▸ **Requirement**
Copy everything in the listing below word for word, apart from any images.
%%
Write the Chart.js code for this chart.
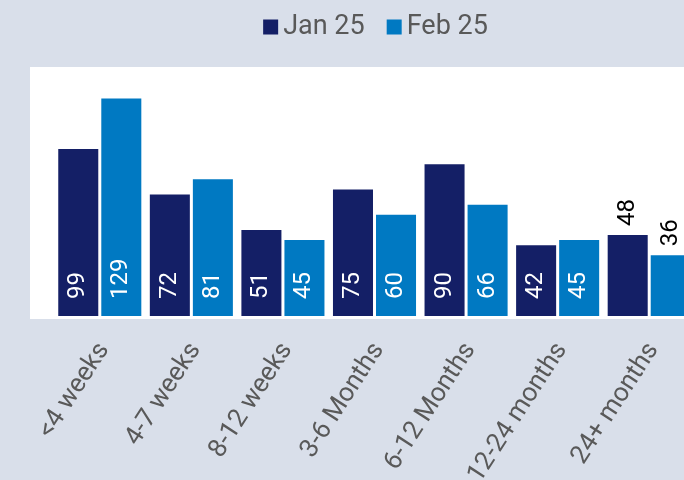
<!DOCTYPE html>
<html><head><meta charset="utf-8">
<script src="https://cdn.jsdelivr.net/npm/chart.js@4.4.0/dist/chart.umd.min.js"></script>
<style>
html,body{margin:0;padding:0;background:#d9dfea;overflow:hidden;width:684px;height:480px}
#wrap{position:relative;width:752px;height:480px}
canvas{display:block}
</style></head><body>
<div id="wrap"><canvas id="c" width="752" height="480"></canvas></div>
<script>
const categories = ['<4 weeks','4-7 weeks','8-12 weeks','3-6 Months','6-12 Months','12-24 months','24+ months'];
const seriesNames = ['Jan 25','Feb 25'];
const jan25 = [99,72,51,75,90,42,48];
const feb25 = [129,81,45,60,66,45,36];
const outsideLabelCategories = ['24+ months'];

const NAVY = '#141f66';
const BLUE = '#0079c2';
const TEXT = '#595959';

const plotBackground = {
  id: 'plotBackground',
  beforeDraw(chart) {
    const {ctx, chartArea} = chart;
    ctx.save();
    ctx.fillStyle = '#d9dfea';
    ctx.fillRect(0, 0, chart.width, chart.height);
    ctx.fillStyle = '#ffffff';
    const top = chartArea.top;
    ctx.fillRect(chartArea.left - 24, top, (chartArea.right + 30) - (chartArea.left - 24), chartArea.bottom + 3 - top);
    ctx.restore();
  }
};

const topLegend = {
  id: 'topLegend',
  afterDraw(chart) {
    const {ctx, chartArea} = chart;
    const box = 15, gapText = 5, gapItem = 22;
    ctx.save();
    ctx.font = '27px Roboto';
    const items = chart.data.datasets.map(ds => ({text: ds.label, color: ds.backgroundColor, w: ctx.measureText(ds.label).width}));
    let total = 0;
    items.forEach((it, i) => { total += box + gapText + it.w + (i < items.length - 1 ? gapItem : 0); });
    let x = (chartArea.left + chartArea.right) / 2 - total / 2 + 1;
    const cy = 27;
    items.forEach(it => {
      ctx.fillStyle = it.color;
      ctx.fillRect(x, cy - 7.5, box, box);
      ctx.fillStyle = TEXT;
      ctx.textBaseline = 'middle';
      ctx.textAlign = 'left';
      ctx.fillText(it.text, x + box + gapText, cy);
      x += box + gapText + it.w + gapItem;
    });
    ctx.restore();
  }
};

const valueLabels = {
  id: 'valueLabels',
  afterDatasetsDraw(chart) {
    const ctx = chart.ctx;
    chart.data.datasets.forEach((ds, di) => {
      const meta = chart.getDatasetMeta(di);
      meta.data.forEach((bar, i) => {
        const v = ds.data[i];
        const outside = outsideLabelCategories.includes(chart.data.labels[i]);
        ctx.save();
        ctx.font = '24px Roboto';
        ctx.fillStyle = outside ? '#000000' : '#ffffff';
        ctx.textBaseline = 'middle';
        ctx.textAlign = 'left';
        const y = outside ? bar.y - 9 : bar.base - 17;
        ctx.translate(bar.x, y);
        ctx.rotate(-Math.PI / 2);
        ctx.fillText(String(v), 0, 0);
        ctx.restore();
      });
    });
  }
};

new Chart(document.getElementById('c'), {
  type: 'bar',
  data: {
    labels: categories,
    datasets: [
      {label: seriesNames[0], data: jan25, backgroundColor: NAVY},
      {label: seriesNames[1], data: feb25, backgroundColor: BLUE}
    ]
  },
  options: {
    responsive: false,
    devicePixelRatio: 1,
    animation: false,
    layout: {padding: {left: 54, right: 57, top: 67, bottom: 0}},
    datasets: {bar: {categoryPercentage: 0.94, barPercentage: 0.93}},
    plugins: {
      legend: {display: false},
      tooltip: {enabled: false}
    },
    scales: {
      x: {
        grid: {display: false, drawTicks: false},
        border: {display: false},
        ticks: {
          color: TEXT,
          font: {family: 'Roboto', size: 26},
          minRotation: 57, maxRotation: 57,
          padding: 21,
          labelOffset: 4
        },
        afterFit(scale) { scale.height = 164; }
      },
      y: {
        display: false,
        min: 0,
        max: 147.6
      }
    }
  },
  plugins: [plotBackground, valueLabels, topLegend]
});
</script>
</body></html>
%%
▸ **Task result**
Write the Chart.js code for this chart.
<!DOCTYPE html>
<html><head><meta charset="utf-8">
<script src="https://cdn.jsdelivr.net/npm/chart.js@4.4.0/dist/chart.umd.min.js"></script>
<style>
html,body{margin:0;padding:0;background:#d9dfea;overflow:hidden;width:684px;height:480px}
#wrap{position:relative;width:752px;height:480px}
canvas{display:block}
</style></head><body>
<div id="wrap"><canvas id="c" width="752" height="480"></canvas></div>
<script>
const categories = ['<4 weeks','4-7 weeks','8-12 weeks','3-6 Months','6-12 Months','12-24 months','24+ months'];
const seriesNames = ['Jan 25','Feb 25'];
const jan25 = [99,72,51,75,90,42,48];
const feb25 = [129,81,45,60,66,45,36];
const outsideLabelCategories = ['24+ months'];

const NAVY = '#141f66';
const BLUE = '#0079c2';
const TEXT = '#595959';

const plotBackground = {
  id: 'plotBackground',
  beforeDraw(chart) {
    const {ctx, chartArea} = chart;
    ctx.save();
    ctx.fillStyle = '#d9dfea';
    ctx.fillRect(0, 0, chart.width, chart.height);
    ctx.fillStyle = '#ffffff';
    const top = chartArea.top;
    ctx.fillRect(chartArea.left - 24, top, (chartArea.right + 30) - (chartArea.left - 24), chartArea.bottom + 3 - top);
    ctx.restore();
  }
};

const topLegend = {
  id: 'topLegend',
  afterDraw(chart) {
    const {ctx, chartArea} = chart;
    const box = 15, gapText = 5, gapItem = 22;
    ctx.save();
    ctx.font = '27px Roboto';
    const items = chart.data.datasets.map(ds => ({text: ds.label, color: ds.backgroundColor, w: ctx.measureText(ds.label).width}));
    let total = 0;
    items.forEach((it, i) => { total += box + gapText + it.w + (i < items.length - 1 ? gapItem : 0); });
    let x = (chartArea.left + chartArea.right) / 2 - total / 2 + 1;
    const cy = 27;
    items.forEach(it => {
      ctx.fillStyle = it.color;
      ctx.fillRect(x, cy - 7.5, box, box);
      ctx.fillStyle = TEXT;
      ctx.textBaseline = 'middle';
      ctx.textAlign = 'left';
      ctx.fillText(it.text, x + box + gapText, cy);
      x += box + gapText + it.w + gapItem;
    });
    ctx.restore();
  }
};

const valueLabels = {
  id: 'valueLabels',
  afterDatasetsDraw(chart) {
    const ctx = chart.ctx;
    chart.data.datasets.forEach((ds, di) => {
      const meta = chart.getDatasetMeta(di);
      meta.data.forEach((bar, i) => {
        const v = ds.data[i];
        const outside = outsideLabelCategories.includes(chart.data.labels[i]);
        ctx.save();
        ctx.font = '24px Roboto';
        ctx.fillStyle = outside ? '#000000' : '#ffffff';
        ctx.textBaseline = 'middle';
        ctx.textAlign = 'left';
        const y = outside ? bar.y - 9 : bar.base - 17;
        ctx.translate(bar.x, y);
        ctx.rotate(-Math.PI / 2);
        ctx.fillText(String(v), 0, 0);
        ctx.restore();
      });
    });
  }
};

new Chart(document.getElementById('c'), {
  type: 'bar',
  data: {
    labels: categories,
    datasets: [
      {label: seriesNames[0], data: jan25, backgroundColor: NAVY},
      {label: seriesNames[1], data: feb25, backgroundColor: BLUE}
    ]
  },
  options: {
    responsive: false,
    devicePixelRatio: 1,
    animation: false,
    layout: {padding: {left: 54, right: 57, top: 67, bottom: 0}},
    datasets: {bar: {categoryPercentage: 0.94, barPercentage: 0.93}},
    plugins: {
      legend: {display: false},
      tooltip: {enabled: false}
    },
    scales: {
      x: {
        grid: {display: false, drawTicks: false},
        border: {display: false},
        ticks: {
          color: TEXT,
          font: {family: 'Roboto', size: 26},
          minRotation: 57, maxRotation: 57,
          padding: 21,
          labelOffset: 4
        },
        afterFit(scale) { scale.height = 164; }
      },
      y: {
        display: false,
        min: 0,
        max: 147.6
      }
    }
  },
  plugins: [plotBackground, valueLabels, topLegend]
});
</script>
</body></html>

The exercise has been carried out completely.